A clear exclusion violation
Now suppose judge identity affects Y directly, beyond
its effect on D. This is an exclusion violation.
set.seed(2)
# Same first stage, but Y now depends on judge identity non-linearly
y_viol <- rnorm(n, mean = d + 1.5 * sin(judge * 0.5))
r_viol <- iv_testjfe(y_viol, d, judge, n_boot = 100, parallel = FALSE)
print(r_viol)
#>
#> ── Frandsen-Lefgren-Leslie (2023) ──────────────────────────────────────────────
#> Sample size: 3000
#> Statistic: "2165", p-value: "0"
#> Verdict: reject IV validity at 0.05The test rejects emphatically.
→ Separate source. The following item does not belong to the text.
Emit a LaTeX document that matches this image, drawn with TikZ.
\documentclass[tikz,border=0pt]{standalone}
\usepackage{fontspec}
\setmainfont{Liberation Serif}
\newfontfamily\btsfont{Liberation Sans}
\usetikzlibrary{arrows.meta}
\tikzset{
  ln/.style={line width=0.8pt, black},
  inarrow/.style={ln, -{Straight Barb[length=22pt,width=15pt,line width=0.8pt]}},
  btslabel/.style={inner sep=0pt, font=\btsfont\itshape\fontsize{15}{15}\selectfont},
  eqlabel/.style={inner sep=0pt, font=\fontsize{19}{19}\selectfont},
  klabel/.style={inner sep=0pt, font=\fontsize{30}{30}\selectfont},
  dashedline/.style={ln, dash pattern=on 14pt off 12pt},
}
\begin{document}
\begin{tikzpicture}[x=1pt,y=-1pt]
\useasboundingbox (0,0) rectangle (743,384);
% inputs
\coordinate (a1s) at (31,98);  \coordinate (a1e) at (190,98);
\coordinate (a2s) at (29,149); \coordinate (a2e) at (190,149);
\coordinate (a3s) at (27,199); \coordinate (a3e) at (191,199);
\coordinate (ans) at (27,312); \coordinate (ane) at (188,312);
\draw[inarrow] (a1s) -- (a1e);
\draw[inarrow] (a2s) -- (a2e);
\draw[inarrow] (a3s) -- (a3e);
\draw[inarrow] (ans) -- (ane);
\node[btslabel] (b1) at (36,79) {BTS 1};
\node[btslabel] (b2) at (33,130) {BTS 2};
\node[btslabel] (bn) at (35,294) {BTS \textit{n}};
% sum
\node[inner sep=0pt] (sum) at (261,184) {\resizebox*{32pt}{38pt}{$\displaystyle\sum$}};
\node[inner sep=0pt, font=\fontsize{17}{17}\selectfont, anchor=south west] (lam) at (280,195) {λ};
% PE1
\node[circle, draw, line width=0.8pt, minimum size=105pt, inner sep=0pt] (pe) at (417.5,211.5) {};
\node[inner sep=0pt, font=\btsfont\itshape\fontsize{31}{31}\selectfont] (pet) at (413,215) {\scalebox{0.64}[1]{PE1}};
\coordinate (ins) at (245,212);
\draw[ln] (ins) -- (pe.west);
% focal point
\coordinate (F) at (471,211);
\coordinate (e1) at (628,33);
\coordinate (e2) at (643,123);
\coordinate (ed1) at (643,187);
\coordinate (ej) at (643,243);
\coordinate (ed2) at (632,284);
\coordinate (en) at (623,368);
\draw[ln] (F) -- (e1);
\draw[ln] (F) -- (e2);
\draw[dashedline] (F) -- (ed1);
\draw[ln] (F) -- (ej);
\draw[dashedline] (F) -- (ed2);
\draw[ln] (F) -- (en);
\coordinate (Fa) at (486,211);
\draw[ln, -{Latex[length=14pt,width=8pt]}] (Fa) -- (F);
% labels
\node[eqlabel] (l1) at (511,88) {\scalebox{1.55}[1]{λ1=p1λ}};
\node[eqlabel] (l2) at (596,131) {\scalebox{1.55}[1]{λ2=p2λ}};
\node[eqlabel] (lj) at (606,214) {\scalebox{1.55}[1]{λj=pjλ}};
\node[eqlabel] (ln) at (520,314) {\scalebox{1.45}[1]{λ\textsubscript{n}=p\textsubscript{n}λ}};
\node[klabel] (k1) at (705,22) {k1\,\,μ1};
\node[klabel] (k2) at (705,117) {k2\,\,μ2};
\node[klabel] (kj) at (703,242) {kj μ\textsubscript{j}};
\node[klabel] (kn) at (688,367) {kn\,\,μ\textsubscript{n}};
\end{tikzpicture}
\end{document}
The direct judge effect on
Y breaks the linearity implication and the
chi-squared-with-K-2-df asymptotic distribution says the
observed statistic is extremely unlikely under the null.
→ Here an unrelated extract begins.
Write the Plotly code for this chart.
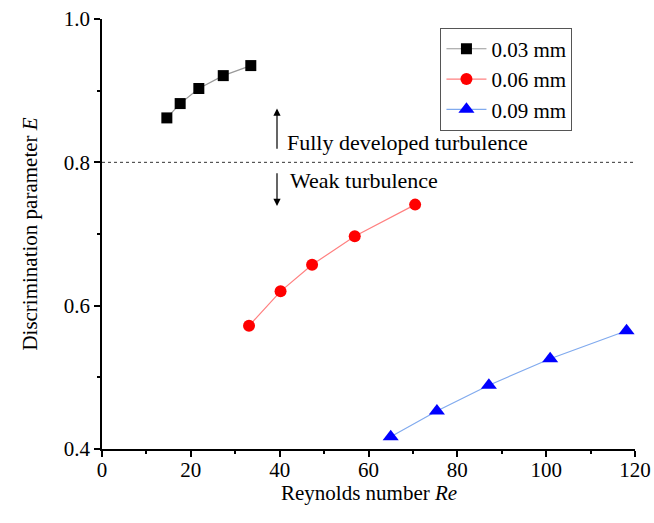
import plotly.graph_objects as go

series_names = ["0.03 mm", "0.06 mm", "0.09 mm"]
re_003 = [14.6, 17.6, 21.8, 27.3, 33.5]
e_003 = [0.862, 0.882, 0.903, 0.921, 0.935]
re_006 = [33.1, 40.2, 47.3, 56.9, 70.5]
e_006 = [0.572, 0.620, 0.657, 0.697, 0.741]
re_009 = [65.0, 75.4, 87.1, 100.9, 118.1]
e_009 = [0.417, 0.453, 0.489, 0.526, 0.565]
threshold = 0.8

FONT = "Liberation Serif, Times New Roman, serif"

fig = go.Figure()
styles = [
    (re_003, e_003, "#000000", "#999999", "square", 11),
    (re_006, e_006, "#ff0000", "#ff8080", "circle", 12),
    (re_009, e_009, "#0000ff", "#80aaee", "triangle-up", 14),
]
for name, (xs, ys, mc, lc, sym, sz) in zip(series_names, styles):
    fig.add_trace(go.Scatter(
        x=xs, y=ys, name=name, mode="lines+markers",
        line=dict(color=lc, width=1.2),
        marker=dict(color=mc, symbol=sym, size=sz, line=dict(width=0)),
    ))

fig.add_shape(type="line", xref="x", yref="y", x0=0, x1=120, y0=threshold, y1=threshold,
              line=dict(color="#333333", width=1, dash="dot"))

# arrows
fig.add_annotation(x=39.4, y=0.875, ax=39.4, ay=0.817, xref="x", yref="y", axref="x", ayref="y",
                   text="", showarrow=True, arrowhead=2, arrowsize=1.2, arrowwidth=1.2, arrowcolor="black")
fig.add_annotation(x=39.4, y=0.739, ax=39.4, ay=0.787, xref="x", yref="y", axref="x", ayref="y",
                   text="", showarrow=True, arrowhead=2, arrowsize=1.2, arrowwidth=1.2, arrowcolor="black")
fig.add_annotation(x=41.3, y=0.828, xref="x", yref="y", text="Fully developed turbulence",
                   showarrow=False, xanchor="left", yanchor="middle",
                   font=dict(family=FONT, size=22, color="black"))
fig.add_annotation(x=41.8, y=0.775, xref="x", yref="y", text="Weak turbulence",
                   showarrow=False, xanchor="left", yanchor="middle",
                   font=dict(family=FONT, size=22, color="black"))
# x-axis title
fig.add_annotation(x=0.5, y=-0.102, xref="paper", yref="paper", text="Reynolds number <i>Re</i>",
                   showarrow=False, xanchor="center", yanchor="middle",
                   font=dict(family=FONT, size=21, color="black"))

axis_common = dict(
    showgrid=False, zeroline=False, showline=True, linecolor="black", linewidth=1.5,
    ticks="outside", ticklen=6, tickwidth=1.5, tickcolor="black", automargin=False,
    tickfont=dict(family=FONT, size=21, color="black"), mirror=False,
    ticklabeloverflow="allow",
)
fig.update_xaxes(range=[0, 120], tick0=0, dtick=20, ticklabelstandoff=-5,
                 minor=dict(ticks="outside", ticklen=3, tickwidth=1.5, tickcolor="black", dtick=10),
                 **axis_common)
fig.update_yaxes(range=[0.4, 1.0], tick0=0.4, dtick=0.2, tickformat=".1f",
                 minor=dict(ticks="outside", ticklen=3, tickwidth=1.5, tickcolor="black", dtick=0.1),
                 title=dict(text="Discrimination parameter <i>E</i>", font=dict(family=FONT, size=21, color="black"), standoff=20),
                 **axis_common)

fig.update_layout(
    width=654, height=523,
    margin=dict(l=102, r=19, t=19, b=74, autoexpand=False),
    plot_bgcolor="white", paper_bgcolor="white",
    legend=dict(x=0.635, y=0.98, xanchor="left", yanchor="top",
                bordercolor="#555555", borderwidth=1, bgcolor="white",
                font=dict(family=FONT, size=21, color="black"),
                itemwidth=40, tracegroupgap=0),
    showlegend=True,
)

fig.write_html("out.html", config={"displayModeBar": False},
               post_script="document.body.style.margin='0';document.body.style.overflow='hidden';")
What exactly is being tested
Under the FLL null, the structural model is
Y = alpha + beta * D + epsilon with
E[epsilon | judge] = 0. Averaging both sides by judge:
E[Y | J = j] = alpha + beta * E[D | J = j]
So mu_j = alpha + beta * p_j must hold for every judge
j. iv_testjfe():
- Computes the per-judge means
mu_jand propensitiesp_j. - Fits a weighted-LS regression of
mu_jonp_jwith weights equal to each judge’s sample size. - Estimates the pooled within-judge variance of the structural
residuals
u_i = y_i - alpha_hat - beta_hat * d_i. - Computes
T_n = sum(n_j * residual_j^2) / sigma^2_hatand compares tochi^2_{K - 2}.
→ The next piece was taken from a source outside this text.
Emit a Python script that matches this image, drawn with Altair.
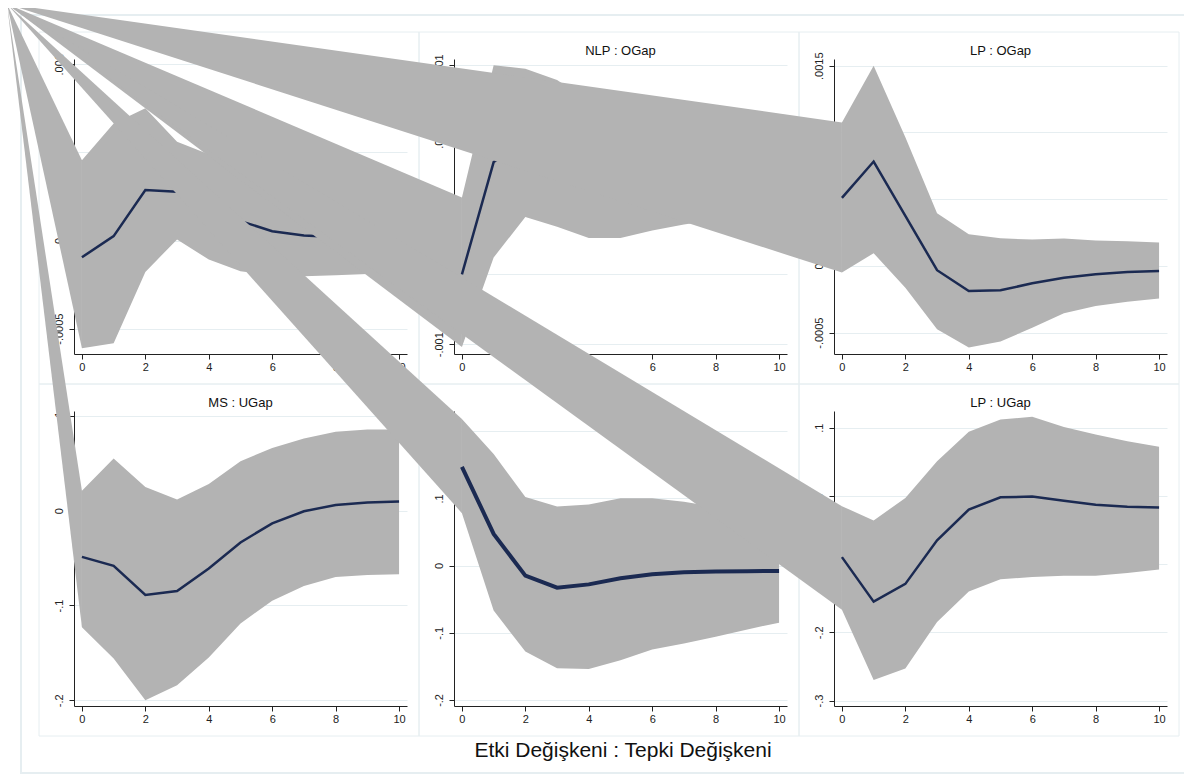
import altair as alt
import pandas as pd

steps = [0, 1, 2, 3, 4, 5, 6, 7, 8, 9, 10]

# MS : OGap
ms_ogap_irf = [-0.000095, 0.000025, 0.000287, 0.000277, 0.00019, 0.00011, 0.000053, 0.000028, 0.00002, 0.000015, 0.00001]
ms_ogap_lo = [-0.000611, -0.000583, -0.000178, 0.000006, -0.000108, -0.000175, -0.000197, -0.000203, -0.000197, -0.00019, -0.00018]
ms_ogap_hi = [0.000455, 0.000664, 0.00075, 0.00056, 0.00049, 0.000395, 0.0003, 0.00026, 0.000237, 0.00022, 0.0002]

# NLP : OGap
nlp_ogap_irf = [-0.0005, 0.000303, 0.00044, 0.000365, 0.00025, 0.00015, 0.0001, 0.00007, 0.00005, 0.00004, 0.00003]
nlp_ogap_lo = [-0.00102, -0.00038, -0.00009, -0.00016, -0.00024, -0.00024, -0.000186, -0.000143, -0.00011, -0.0001, -0.00009]
nlp_ogap_hi = [0.00005, 0.000995, 0.00097, 0.00089, 0.00074, 0.00054, 0.00039, 0.00028, 0.00021, 0.00018, 0.00015]

# LP : OGap
lp_ogap_irf = [0.00051, 0.000782, 0.000375, -0.000032, -0.000188, -0.000183, -0.00013, -0.000088, -0.000063, -0.000045, -0.000038]
lp_ogap_lo = [-0.00005, 0.000095, -0.000163, -0.000475, -0.000612, -0.000567, -0.000463, -0.000355, -0.0003, -0.000268, -0.000245]
lp_ogap_hi = [0.001075, 0.0015, 0.000963, 0.000395, 0.000237, 0.000207, 0.000197, 0.000205, 0.00019, 0.000185, 0.000175]

# MS : UGap
ms_ugap_irf = [-0.0488, -0.0583, -0.089, -0.0848, -0.061, -0.0336, -0.0134, -0.0007, 0.006, 0.0085, 0.0095]
ms_ugap_lo = [-0.123, -0.156, -0.2, -0.184, -0.155, -0.119, -0.095, -0.0795, -0.07, -0.068, -0.067]
ms_ugap_hi = [0.021, 0.055, 0.025, 0.0117, 0.028, 0.052, 0.066, 0.076, 0.083, 0.0855, 0.0855]

# NLP : UGap
nlp_ugap_irf = [0.147, 0.047, -0.015, -0.033, -0.028, -0.019, -0.013, -0.010, -0.009, -0.0085, -0.008]
nlp_ugap_lo = [0.078, -0.067, -0.128, -0.153, -0.154, -0.141, -0.125, -0.116, -0.106, -0.095, -0.085]
nlp_ugap_hi = [0.218, 0.166, 0.102, 0.088, 0.091, 0.100, 0.100, 0.095, 0.087, 0.078, 0.069]

# LP : UGap
lp_ugap_irf = [-0.0897, -0.155, -0.129, -0.065, -0.020, -0.002, -0.001, -0.007, -0.013, -0.016, -0.017]
lp_ugap_lo = [-0.167, -0.270, -0.253, -0.185, -0.140, -0.122, -0.119, -0.117, -0.117, -0.113, -0.108]
lp_ugap_hi = [-0.015, -0.036, -0.003, 0.051, 0.094, 0.112, 0.116, 0.101, 0.090, 0.080, 0.072]

titles = ["MS : OGap", "NLP : OGap", "LP : OGap", "MS : UGap", "NLP : UGap", "LP : UGap"]
irfs = [ms_ogap_irf, nlp_ogap_irf, lp_ogap_irf, ms_ugap_irf, nlp_ugap_irf, lp_ugap_irf]
los = [ms_ogap_lo, nlp_ogap_lo, lp_ogap_lo, ms_ugap_lo, nlp_ugap_lo, lp_ugap_lo]
his = [ms_ogap_hi, nlp_ogap_hi, lp_ogap_hi, ms_ugap_hi, nlp_ugap_hi, lp_ugap_hi]
domains = [[-0.000644, 0.00103], [-0.00107, 0.00104], [-0.00066, 0.00155],
           [-0.206, 0.105], [-0.209, 0.23], [-0.308, 0.1245]]
yticks = [[-0.0005, 0, 0.0005, 0.001],
          [-0.001, -0.0005, 0, 0.0005, 0.001],
          [-0.0005, 0, 0.0005, 0.001, 0.0015],
          [-0.2, -0.1, 0, 0.1],
          [-0.2, -0.1, 0, 0.1, 0.2],
          [-0.3, -0.2, -0.1, 0, 0.1]]
xticks = [0, 2, 4, 6, 8, 10]
caption = "Etki Değişkeni : Tepki Değişkeni"

FONT = "Liberation Sans"
GREY = "#b3b3b3"
NAVY = "#1b2a52"
FRAME = "#e6eef1"
W, H = 333, 295
COL_SP, ROW_SP = 47, 57
ORIGIN = (74, 58)          # page position of the first plot area
APEX = (7, 3)              # page corner from which the source's band polygons start
XDOM = [-0.25, 10.25]
line_widths = [2.5, 2.5, 2.5, 2.5, 4, 2.5]


def panel(i):
    r, c = divmod(i, 3)
    df = pd.DataFrame({"step": steps, "irf": irfs[i], "lo": los[i], "hi": his[i]})
    xs = alt.Scale(domain=XDOM, nice=False, zero=False)
    ys = alt.Scale(domain=domains[i], nice=False, zero=False)
    xaxis = alt.Axis(values=xticks, title=None, grid=False)
    yaxis = alt.Axis(values=yticks[i], title=None, grid=True,
                     labelExpr="replace(toString(datum.value), '0.', '.')",
                     labelAngle=270, labelAlign="center", labelBaseline="bottom",
                     labelPadding=5)
    base = alt.Chart(df)
    band = base.mark_area(color=GREY, opacity=1).encode(
        x=alt.X("step:Q", scale=xs, axis=xaxis),
        y=alt.Y("hi:Q", scale=ys, axis=yaxis),
        y2="lo:Q",
    )
    # the source renderer closed each band polygon through the page corner:
    # a wedge from that corner to the band's first interval
    left = ORIGIN[0] + c * (W + COL_SP)
    top = ORIGIN[1] + r * (H + ROW_SP)
    dlo, dhi = domains[i]
    ax = XDOM[0] + (APEX[0] - left) / W * (XDOM[1] - XDOM[0])
    ay = dhi - (APEX[1] - top) / H * (dhi - dlo)
    wedge_df = pd.DataFrame({"step": [ax, steps[0]], "hi": [ay, his[i][0]], "lo": [ay, los[i][0]]})
    wedge = alt.Chart(wedge_df).mark_area(color=GREY, opacity=1).encode(
        x=alt.X("step:Q", scale=xs, axis=xaxis),
        y=alt.Y("hi:Q", scale=ys, axis=yaxis),
        y2="lo:Q",
    )
    line = base.mark_line(color=NAVY, strokeWidth=line_widths[i]).encode(
        x=alt.X("step:Q", scale=xs, axis=xaxis),
        y=alt.Y("irf:Q", scale=ys, axis=yaxis),
    )
    frame = alt.Chart(alt.Data(values=[{"k": 1}])).mark_rect(
        fillOpacity=0, stroke=FRAME, strokeWidth=1
    ).encode(x=alt.value(-35), x2=alt.value(345), y=alt.value(-27), y2=alt.value(325))
    ttl = alt.Chart(alt.Data(values=[{"t": titles[i]}])).mark_text(
        font=FONT, fontSize=13, color="#111", align="center", baseline="alphabetic"
    ).encode(text="t:N", x=alt.value(W / 2), y=alt.value(-4))
    layers = [frame, ttl, wedge, band, line]
    if i == 0:
        outer = alt.Chart(alt.Data(values=[{"k": 1}])).mark_rect(
            fillOpacity=0, stroke=FRAME, strokeWidth=2
        ).encode(x=alt.value(-53), x2=alt.value(1145), y=alt.value(-44), y2=alt.value(714))
        cap = alt.Chart(alt.Data(values=[{"t": caption}])).mark_text(
            font=FONT, fontSize=21, color="#111", align="center", baseline="middle"
        ).encode(text="t:N", x=alt.value(549), y=alt.value(692))
        layers = [outer, cap] + layers
    return alt.layer(*layers).properties(width=W, height=H)


# content bounds start at the wedge apex, which lies just outside the page body;
# the outer frame runs past the right edge of the picture, as in the source
pad_left = APEX[0] - 8
pad_top = APEX[1] - 8
pad_right = 1184 - (ORIGIN[0] + 1145 + 1)

chart = alt.concat(*[panel(i) for i in range(6)], columns=3,
                   spacing={"row": ROW_SP, "column": COL_SP}, bounds="flush").properties(
    padding={"left": pad_left, "top": pad_top, "right": pad_right, "bottom": 0},
    background="white",
).configure_view(strokeWidth=0).configure_axis(
    domainColor="#222", tickColor="#222", tickSize=5, labelFontSize=11,
    labelFont=FONT, labelColor="#222", gridColor=FRAME, domainWidth=1, tickWidth=1,
)

chart.save("out.html", embed_options={"renderer": "svg", "actions": False})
The Monte Carlo simulations in our test suite confirm that the
empirical null distribution matches chi^2_{K - 2} closely
(mean, variance, and 95th percentile all within Monte Carlo error).
Inspecting the per-judge residuals
The binding slot identifies the judge with the largest
absolute residual, which is often a useful lead for investigating where
the violation originates:
r_viol$binding
#> $judge
#> [1] 10
#>
#> $mu
#> [1] -0.9435573
#>
#> $p
#> [1] 0.474359
#>
#> $residual
#> [1] -1.656871For a fuller picture, plot mu_j against p_j
with the fitted line:
judges <- sort(unique(judge))
n_j <- sapply(judges, function(j) sum(judge == j))
p_j <- sapply(judges, function(j) mean(d[judge == j]))
mu_j_viol <- sapply(judges, function(j) mean(y_viol[judge == j]))
mu_j_valid <- sapply(judges, function(j) mean(y[judge == j]))
oldpar <- par(no.readonly = TRUE)
par(mfrow = c(1, 2))
plot(p_j, mu_j_valid, pch = 19, cex = sqrt(n_j) / 5,
main = "Valid design", xlab = "p_j", ylab = "mu_j")
abline(lm(mu_j_valid ~ p_j, weights = n_j), col = "red")
plot(p_j, mu_j_viol, pch = 19, cex = sqrt(n_j) / 5,
main = "Exclusion violation", xlab = "p_j", ylab = "mu_j")
abline(lm(mu_j_viol ~ p_j, weights = n_j), col = "red")
par(oldpar)Under a valid design, the points lie on the line. Under a violation, they wander off it in a pattern related to the direct judge effect.
With covariates
If the design is only plausible conditional on some covariates
(e.g. case characteristics that correlate with judge assignment by
chance), pass them via x. The function residualises
y and d on x before computing the
per-judge means:
set.seed(1)
K <- 15
n <- 2000
judge <- sample.int(K, n, replace = TRUE)
x_case <- rnorm(n)
p_by_j <- seq(0.2, 0.7, length.out = K)
d <- rbinom(n, 1, p_by_j[judge])
y <- rnorm(n, mean = d + 0.5 * x_case)
r_x <- iv_testjfe(y, d, judge, x = x_case,
n_boot = 100, parallel = FALSE)
print(r_x)
#>
#> ── Frandsen-Lefgren-Leslie (2023) ──────────────────────────────────────────────
#> Sample size: 2000
#> Statistic: "19.5", p-value: "0.108"
#> Verdict: cannot reject IV validity at 0.05Caveats
This is the simplified v0.1.0 implementation: it tests the linearity
implication of the FLL null but not the full restricted-LS
formulation of Frandsen, Lefgren, and Leslie (2023). The Stata
testjfe module (Frandsen, BYU, 2020) implements the full
published test. ivcheck v0.2.0 will port it; until then,
treat iv_testjfe() as a fast necessary-condition check and
run the Stata module for the final paper if you need the full test.